Thorsten Denkler, Berlin

Angehende Väter haben Probleme, die erst mal gelöst werden müssen. Zum Beispiel: Was tun mit dem Firmenwagen, einem flotten Zweisitzer? Da passen weder Kind noch Kinderwagen rein.

(Foto: Foto: iStockphotos)

Die meisten Arbeitgeber würden wohl sagen: Pech gehabt, kauf dir einen Zweitwagen. Die Softwareschmiede SAP, mehrfach ausgezeichnet als familienfreundlichstes Unternehmen Deutschlands, hat eine andere Antwort gefunden. Der Mitarbeiter darf sich vorzeitig einen neuen Firmenwagen bestellen.

Klingt gut. Andererseits: Vom Zweisitzer zum Kombi - das ist schon nüchtern betrachtet eine harte Entscheidung.

Vielleicht erklärt das, warum sich Männer mit dem Vaterwerden so schwertun. In Berlin hat die Bertelsmann-Stiftung jetzt eine Studie vorgestellt, mit der angehende Väter und ihre Wünsche besser verstanden werden können.

Der ewige Ernährer

Das Problem: Fast 100 Prozent der befragten jungen Männer bejahen die Frage nach dem Kinderwunsch. Wer dann 35- bis 45-jährige Männer fragt, was daraus geworden sei, bekommt ernüchternde Zahlen: Bis zu einem Drittel der Männer sind kinderlos geblieben.

Das hat viele Gründe. Einer davon hat etwas mit Kombis und Zweisitzern zu tun: das männliche Rollenverständnis. Männer stecken in einem Dilemma, das zeigt die neue Studie mit dem Titel: "Null Bock auf Kinder? Der schwierige Weg junger Männer in die Vaterschaft."

Sie haben einerseits den Eindruck, dass alles auf die traditionelle Ernährerrolle hinausläuft, die nach wie vor eine hohe gesellschaftliche Akzeptanz hat. Andererseits aber sind sie durchaus bereit, sich um ihre Kinder zu kümmern. Allerdings nur, wenn damit die berufliche Karriere nicht gefährdet wird.

Man könnte auch sagen: Männer können sich nicht entscheiden zwischen Zweisitzer und Kombi. Sie wollen beides. Nur ist darauf die Gesellschaft überhaupt nicht vorbereitet.

Thomas Rauschenberg, Direktor des Deutschen Jugendinstitutes, das die Studie im Auftrag der Bertelsmann-Stiftung erstellt hat, konstatiert: "Es fehlen immer noch gesellschaftliche Antworten auf die Frage: 'Welche ist die Alternative zum traditionellen Ernährermodell?'" Da habe sich in den vergangenen Jahren "nichts, aber auch gar nichts getan".

Vereinbarkeit von Familie und Beruf wird bisher lediglich unter dem Gesichtspunkt Frau und Beruf debattiert.
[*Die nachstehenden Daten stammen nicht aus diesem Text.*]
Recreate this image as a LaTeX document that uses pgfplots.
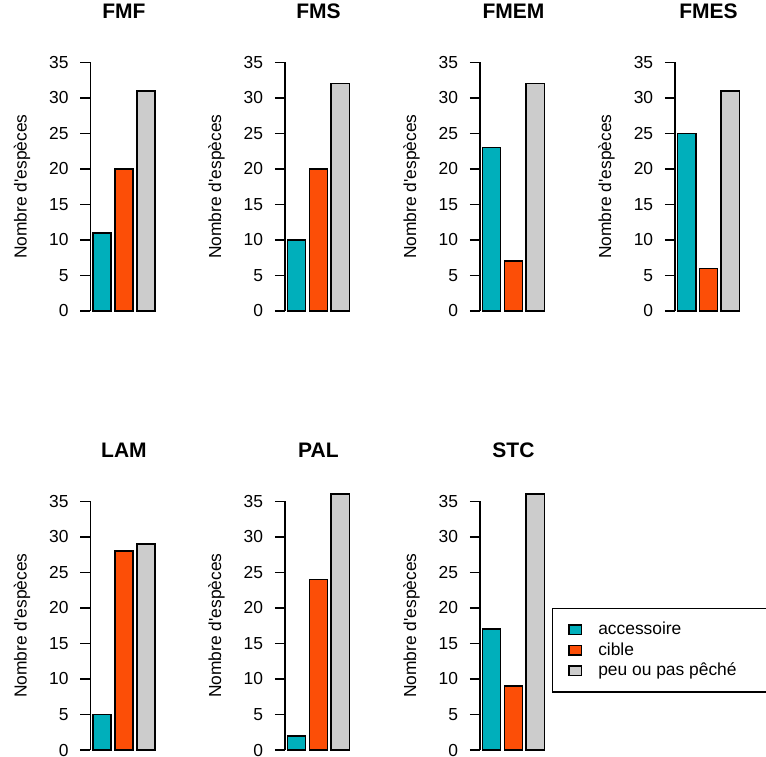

Elternzeitmodelle sind auf die Lebenssituation von Frauen zugeschnitten. Die Betreuungsangebote in Kindergärten und Schulen gehen von der maximal Teilzeit arbeitenden Frau aus. Väter geraten unter Rechtfertigungsdruck, wenn sie zwei Monate oder gar die gesamte Elternzeit beanspruchen wollen.

Auf der nächsten Seite: Der berufliche Wiedereinstieg ist für Männer schwieriger als für Frauen.

Zu spät für Kinder

Noch schlimmer: "Der berufliche Wiedereinstieg gestaltet sich für Männer heute ungleich schwieriger als für Frauen", sagt Renate Schmidt, bis 2005 Bundesfamilienministerin und Erfinderin des Elternzeitmodells.

Der Grund: Für Frauen gibt es reichlich Beratungsangebote in den Unternehmen. Die Arbeitgeber sind darauf eingestellt, dass Frauen in die Elternzeit gehen und irgendwann wiederkommen. Für Väter gibt es außer gesetzlichen Ansprüchen: nichts.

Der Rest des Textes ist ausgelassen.